Nobel Prize laureate William Faulkner famously said, “The past isn’t dead. It isn’t even past.” Faulkner’s observation was in stark relief in the wake of First Lady Michelle Obama’s remarks at the Democratic National Convention during which she said:
I wake up every morning in a house that was built by slaves. And I watch my daughters – two beautiful, intelligent, black young women – playing with their dogs on the White House lawn.
Like antebellum apologists for the “peculiar institution,” Fox News host Bill O’Reilly opined that slavery was benign and paternalistic. O’Reilly said, “Slaves that worked there [the White House] were well-fed and had decent lodgings provided by the government.”
We must never forget that slavery is America’s original sin. Few have done more to preserve “the story of generations of people who felt the lash of bondage” than Charles L. Blockson, curator emeritus of the Charles L. Blockson Afro‐American Collection at Temple University.

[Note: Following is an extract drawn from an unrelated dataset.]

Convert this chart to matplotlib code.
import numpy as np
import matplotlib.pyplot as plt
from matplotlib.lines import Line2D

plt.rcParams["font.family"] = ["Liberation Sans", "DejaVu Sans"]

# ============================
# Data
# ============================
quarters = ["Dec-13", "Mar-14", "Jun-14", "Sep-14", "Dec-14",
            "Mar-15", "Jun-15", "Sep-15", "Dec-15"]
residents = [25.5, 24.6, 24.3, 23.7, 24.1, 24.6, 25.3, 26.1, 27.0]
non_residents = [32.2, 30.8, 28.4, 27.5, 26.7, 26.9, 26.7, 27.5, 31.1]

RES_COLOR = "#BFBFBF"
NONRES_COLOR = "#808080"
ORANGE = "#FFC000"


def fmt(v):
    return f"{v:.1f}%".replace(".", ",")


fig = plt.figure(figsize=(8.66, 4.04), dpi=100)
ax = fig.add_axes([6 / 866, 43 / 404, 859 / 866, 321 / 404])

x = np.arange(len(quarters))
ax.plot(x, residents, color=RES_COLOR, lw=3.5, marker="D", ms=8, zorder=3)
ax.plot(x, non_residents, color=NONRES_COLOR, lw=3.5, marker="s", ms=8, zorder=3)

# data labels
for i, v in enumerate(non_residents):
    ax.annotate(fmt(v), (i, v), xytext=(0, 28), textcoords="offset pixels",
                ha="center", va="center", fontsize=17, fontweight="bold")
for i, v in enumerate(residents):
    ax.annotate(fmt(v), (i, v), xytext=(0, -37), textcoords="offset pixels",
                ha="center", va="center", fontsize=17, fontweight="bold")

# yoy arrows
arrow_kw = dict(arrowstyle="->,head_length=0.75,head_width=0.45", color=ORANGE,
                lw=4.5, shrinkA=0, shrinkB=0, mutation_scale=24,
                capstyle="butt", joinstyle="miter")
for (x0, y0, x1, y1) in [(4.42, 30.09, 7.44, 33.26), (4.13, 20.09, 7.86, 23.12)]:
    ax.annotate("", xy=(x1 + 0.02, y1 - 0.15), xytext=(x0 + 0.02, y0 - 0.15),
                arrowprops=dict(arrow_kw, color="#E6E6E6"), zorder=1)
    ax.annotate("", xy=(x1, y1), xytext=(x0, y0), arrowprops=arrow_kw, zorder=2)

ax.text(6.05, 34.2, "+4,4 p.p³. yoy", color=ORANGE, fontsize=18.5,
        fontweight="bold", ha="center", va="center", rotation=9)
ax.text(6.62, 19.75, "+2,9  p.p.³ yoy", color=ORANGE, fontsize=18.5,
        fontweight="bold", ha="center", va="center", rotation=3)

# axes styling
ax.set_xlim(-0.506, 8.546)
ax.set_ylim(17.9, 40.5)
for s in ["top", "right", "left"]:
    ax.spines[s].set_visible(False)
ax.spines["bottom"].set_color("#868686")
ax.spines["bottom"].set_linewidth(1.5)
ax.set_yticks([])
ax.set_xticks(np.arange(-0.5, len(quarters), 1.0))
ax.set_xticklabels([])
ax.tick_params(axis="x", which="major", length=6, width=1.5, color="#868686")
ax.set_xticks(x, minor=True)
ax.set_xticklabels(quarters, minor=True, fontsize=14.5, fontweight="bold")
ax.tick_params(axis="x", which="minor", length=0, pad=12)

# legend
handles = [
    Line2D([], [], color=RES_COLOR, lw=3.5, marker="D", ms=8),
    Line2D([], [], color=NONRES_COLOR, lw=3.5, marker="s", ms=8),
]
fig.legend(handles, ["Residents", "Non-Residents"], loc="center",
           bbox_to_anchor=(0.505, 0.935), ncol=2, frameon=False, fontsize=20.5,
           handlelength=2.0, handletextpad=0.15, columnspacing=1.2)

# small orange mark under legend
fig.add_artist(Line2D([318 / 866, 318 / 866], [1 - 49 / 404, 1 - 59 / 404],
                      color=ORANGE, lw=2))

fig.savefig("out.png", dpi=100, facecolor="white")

A “keeper of the culture,” Blockson spearheaded the effort to recognize that Penn’s Landing was the arrival point for captured Africans in Philadelphia. The first Africans arrived in 1684 on the ship Isabella.

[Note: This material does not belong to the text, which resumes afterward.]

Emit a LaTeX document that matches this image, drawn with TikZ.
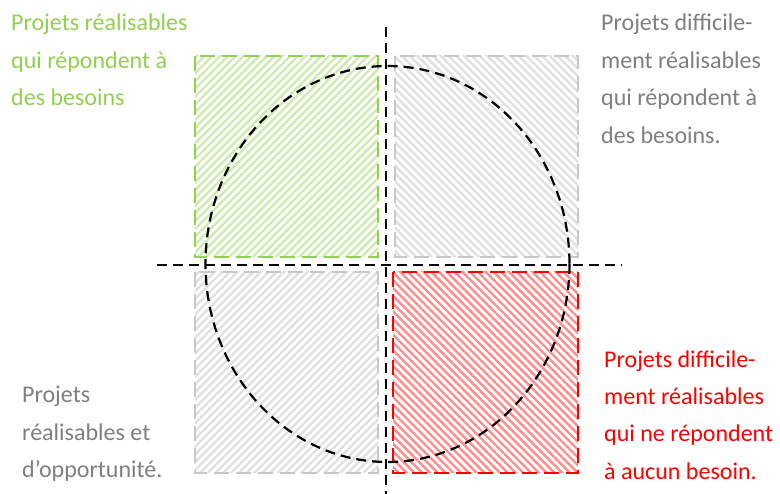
\documentclass[tikz,border=0pt]{standalone}
\usepackage{fontspec}
\setmainfont{Carlito}
\usetikzlibrary{patterns.meta}
\definecolor{xgreen}{HTML}{92D050}
\definecolor{xred}{HTML}{FF0000}
\definecolor{xgray}{HTML}{7F7F7F}
\definecolor{boxgray}{HTML}{C8C8C8}
\definecolor{hatchgray}{HTML}{E0E0E0}
\begin{document}
\begin{tikzpicture}[x=1pt,y=-1pt,
  quad/.style={draw, line width=2.5pt, dash pattern=on 15pt off 7pt, inner sep=0pt, outer sep=0pt},
  ne/.style={pattern={Lines[angle=45,distance=5.5pt,line width=2.4pt]}},
  nw/.style={pattern={Lines[angle=-45,distance=5.5pt,line width=2.4pt]}},
  axis/.style={draw=black, line width=2.2pt, dash pattern=on 10pt off 6pt},
  lbl/.style={anchor=base west, align=left, inner sep=0pt, font=\fontsize{24}{37.5}\selectfont}]
\useasboundingbox (0,0) rectangle (780,494);
% quadrant boxes
\path[quad, ne, draw=xgreen, pattern color=xgreen!45] (195,56) rectangle (378,257);
\node[minimum width=183pt, minimum height=201pt, inner sep=0pt] (qtl) at (286.5,156.5) {};
\path[quad, nw, draw=boxgray, pattern color=hatchgray] (395,56) rectangle (578,257);
\node[minimum width=183pt, minimum height=201pt, inner sep=0pt] (qtr) at (486.5,156.5) {};
\path[quad, ne, draw=boxgray, pattern color=hatchgray] (195,272) rectangle (378,473);
\node[minimum width=183pt, minimum height=201pt, inner sep=0pt] (qbl) at (286.5,372.5) {};
\path[quad, nw, draw=xred, pattern color=xred!45] (393,272) rectangle (578,473);
\node[minimum width=185pt, minimum height=201pt, inner sep=0pt] (qbr) at (485.5,372.5) {};
% axes
\coordinate (vtop) at (386,27);
\coordinate (vbot) at (386,494);
\coordinate (hl) at (157,265);
\coordinate (hr) at (622,265);
\coordinate (ctr) at (387.5,264);
\draw[axis] (vtop) -- (vbot);
\draw[axis] (hl) -- (hr);
\draw[axis] (ctr) ellipse [x radius=182, y radius=198];
% labels (anchored at the baseline of the last line)
\node[lbl, text=xgreen] (ltl) at (11,106) {Projets réalisables\\qui répondent à\\des besoins};
\node[lbl, text=xgray] (ltr) at (601,143.5) {Projets difficile-\\ment réalisables\\qui répondent à\\des besoins.};
\node[lbl, text=xgray] (lbl) at (22,478) {Projets\\réalisables et\\d’opportunité.};
\node[lbl, text=xred] (lbr) at (604,479.5) {Projets difficile-\\ment réalisables\\qui ne répondent\\à aucun besoin.};
\end{tikzpicture}
\end{document}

I attended the unveiling of “The Pennsylvania Slave Trade” historical marker on Friday.
The historical marker is a stone’s throw from the London Coffee House which was located at Front and High (now Market) streets. There, captured Africans were inspected and sold to the highest bidder.
Blockson is also responsible for the London Coffee House historical marker.
In his remarks, Blockson noted captured Africans were held in slave pens at several locations in Philadelphia. He urged us to save other historical sites. I promised him that I would do the research for the slave pen at 3rd and High streets and nominate it for a historical marker.
Blockson exhorted us to “Wake up! Speak up!” I fully intend to stay woke.